Dataset records:
— start —
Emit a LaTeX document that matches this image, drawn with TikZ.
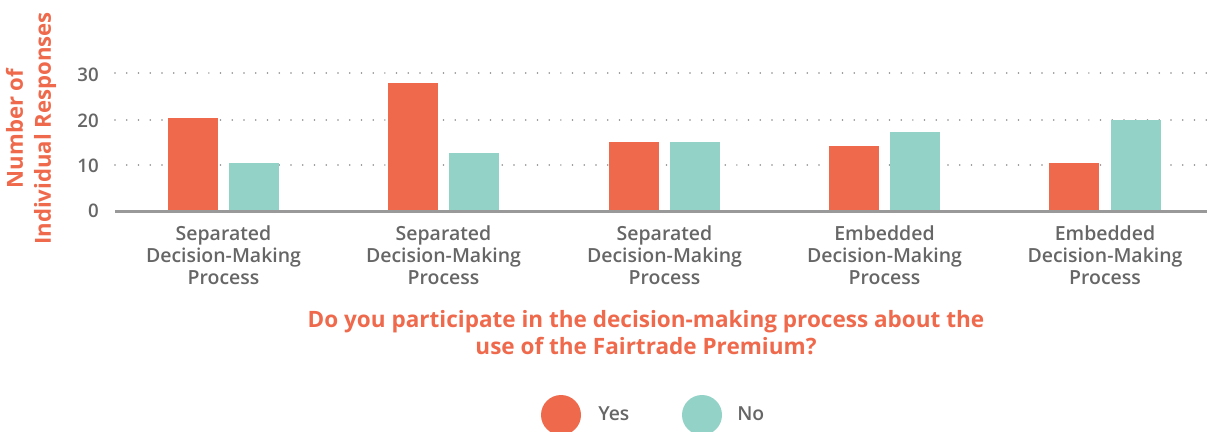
\documentclass[tikz,border=0pt]{standalone}
\usepackage{fontspec}
\setmainfont{Open Sans}
\newfontfamily\semib{Open Sans Semibold}
\definecolor{yesc}{HTML}{EF6A4C}
\definecolor{noc}{HTML}{93D2C6}
\definecolor{txtc}{HTML}{666666}
\definecolor{gridc}{HTML}{8A8A8A}
\definecolor{axisc}{HTML}{999999}
\tikzset{
  yesbar/.style={fill=yesc, draw=none},
  nobar/.style={fill=noc, draw=none},
  gridline/.style={gridc, line width=1.3pt, line cap=round, dash pattern=on 0pt off 8.8pt},
  ticklab/.style={anchor=east, inner sep=0pt, text=txtc, font=\semib\fontsize{14}{16}\selectfont},
  catlab/.style={anchor=north, inner sep=0pt, align=center, text=txtc, font=\semib\fontsize{14.6}{16.5}\selectfont},
  titlelab/.style={inner sep=0pt, align=center, text=yesc, font=\bfseries\fontsize{16.9}{20}\selectfont},
  leglab/.style={anchor=west, inner sep=0pt, text=txtc, font=\semib\fontsize{14.5}{16}\selectfont},
}
\begin{document}
\begin{tikzpicture}[x=0.75pt, y=-0.75pt]
\useasboundingbox (0,0) rectangle (1207,432);
% grid
\foreach \g/\yy in {g30/73, g20/120, g10/165} {
  \coordinate (\g a) at (115,\yy);
  \coordinate (\g b) at (1207,\yy);
  \draw[gridline] (\g a) -- (\g b);
}
% tick labels
\node[ticklab] (t30) at (99,75) {30};
\node[ticklab] (t20) at (99,121) {20};
\node[ticklab] (t10) at (99,166) {10};
\node[ticklab] (t0) at (99,211) {0};
% bars
\fill[yesbar] (168,211) rectangle (218,118);
\fill[nobar]  (229,211) rectangle (279,163);
\fill[yesbar] (388,211) rectangle (438,83);
\fill[nobar]  (449,211) rectangle (499,153);
\fill[yesbar] (609,211) rectangle (659,142);
\fill[nobar]  (670,211) rectangle (720,142);
\fill[yesbar] (829,211) rectangle (879,146);
\fill[nobar]  (890,211) rectangle (940,132);
\fill[yesbar] (1049,211) rectangle (1099,163);
\fill[nobar]  (1111,211) rectangle (1161,120);
% axis
\coordinate (axl) at (115,211.5);
\coordinate (axr) at (1207,211.5);
\draw[axisc, line width=1.6pt] (axl) -- (axr);
% category labels
\node[catlab] (c1) at (223.5,225) {Separated\\Decision-Making\\Process};
\node[catlab] (c2) at (443.5,225) {Separated\\Decision-Making\\Process};
\node[catlab] (c3) at (664.5,225) {Separated\\Decision-Making\\Process};
\node[catlab] (c4) at (884.5,225) {Embedded\\Decision-Making\\Process};
\node[catlab] (c5) at (1105,225) {Embedded\\Decision-Making\\Process};
% y axis title
\node[titlelab, rotate=90, font=\bfseries\fontsize{16.6}{21}\selectfont] (ylab) at (31,128.5) {Number of\\Individual Responses};
% x axis title
\node[titlelab] (xlab) at (646,332.5) {Do you participate in the decision-making process about the\\use of the Fairtrade Premium?};
% legend
\fill[yesc] (561,415) circle[radius=20];
\node[leglab] (lyes) at (598,414) {Yes};
\fill[noc] (702,415) circle[radius=20];
\node[leglab] (lno) at (737,414) {No};
\end{tikzpicture}
\end{document}
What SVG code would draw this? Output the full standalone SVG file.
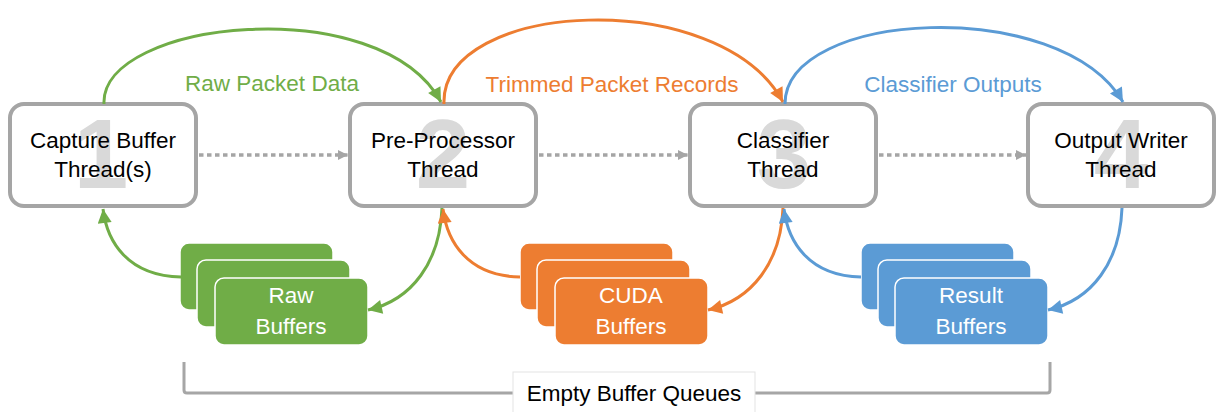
— end —
**Do this**
The listing above needs to be output again exactly. Don't include the pictures.

**Output below**
Emit a LaTeX document that matches this image, drawn with TikZ.
\documentclass[tikz,border=0pt]{standalone}
\usepackage{fontspec}
\setmainfont{Open Sans}
\newfontfamily\semib{Open Sans Semibold}
\definecolor{yesc}{HTML}{EF6A4C}
\definecolor{noc}{HTML}{93D2C6}
\definecolor{txtc}{HTML}{666666}
\definecolor{gridc}{HTML}{8A8A8A}
\definecolor{axisc}{HTML}{999999}
\tikzset{
  yesbar/.style={fill=yesc, draw=none},
  nobar/.style={fill=noc, draw=none},
  gridline/.style={gridc, line width=1.3pt, line cap=round, dash pattern=on 0pt off 8.8pt},
  ticklab/.style={anchor=east, inner sep=0pt, text=txtc, font=\semib\fontsize{14}{16}\selectfont},
  catlab/.style={anchor=north, inner sep=0pt, align=center, text=txtc, font=\semib\fontsize{14.6}{16.5}\selectfont},
  titlelab/.style={inner sep=0pt, align=center, text=yesc, font=\bfseries\fontsize{16.9}{20}\selectfont},
  leglab/.style={anchor=west, inner sep=0pt, text=txtc, font=\semib\fontsize{14.5}{16}\selectfont},
}
\begin{document}
\begin{tikzpicture}[x=0.75pt, y=-0.75pt]
\useasboundingbox (0,0) rectangle (1207,432);
% grid
\foreach \g/\yy in {g30/73, g20/120, g10/165} {
  \coordinate (\g a) at (115,\yy);
  \coordinate (\g b) at (1207,\yy);
  \draw[gridline] (\g a) -- (\g b);
}
% tick labels
\node[ticklab] (t30) at (99,75) {30};
\node[ticklab] (t20) at (99,121) {20};
\node[ticklab] (t10) at (99,166) {10};
\node[ticklab] (t0) at (99,211) {0};
% bars
\fill[yesbar] (168,211) rectangle (218,118);
\fill[nobar]  (229,211) rectangle (279,163);
\fill[yesbar] (388,211) rectangle (438,83);
\fill[nobar]  (449,211) rectangle (499,153);
\fill[yesbar] (609,211) rectangle (659,142);
\fill[nobar]  (670,211) rectangle (720,142);
\fill[yesbar] (829,211) rectangle (879,146);
\fill[nobar]  (890,211) rectangle (940,132);
\fill[yesbar] (1049,211) rectangle (1099,163);
\fill[nobar]  (1111,211) rectangle (1161,120);
% axis
\coordinate (axl) at (115,211.5);
\coordinate (axr) at (1207,211.5);
\draw[axisc, line width=1.6pt] (axl) -- (axr);
% category labels
\node[catlab] (c1) at (223.5,225) {Separated\\Decision-Making\\Process};
\node[catlab] (c2) at (443.5,225) {Separated\\Decision-Making\\Process};
\node[catlab] (c3) at (664.5,225) {Separated\\Decision-Making\\Process};
\node[catlab] (c4) at (884.5,225) {Embedded\\Decision-Making\\Process};
\node[catlab] (c5) at (1105,225) {Embedded\\Decision-Making\\Process};
% y axis title
\node[titlelab, rotate=90, font=\bfseries\fontsize{16.6}{21}\selectfont] (ylab) at (31,128.5) {Number of\\Individual Responses};
% x axis title
\node[titlelab] (xlab) at (646,332.5) {Do you participate in the decision-making process about the\\use of the Fairtrade Premium?};
% legend
\fill[yesc] (561,415) circle[radius=20];
\node[leglab] (lyes) at (598,414) {Yes};
\fill[noc] (702,415) circle[radius=20];
\node[leglab] (lno) at (737,414) {No};
\end{tikzpicture}
\end{document}
What SVG code would draw this? Output the full standalone SVG file.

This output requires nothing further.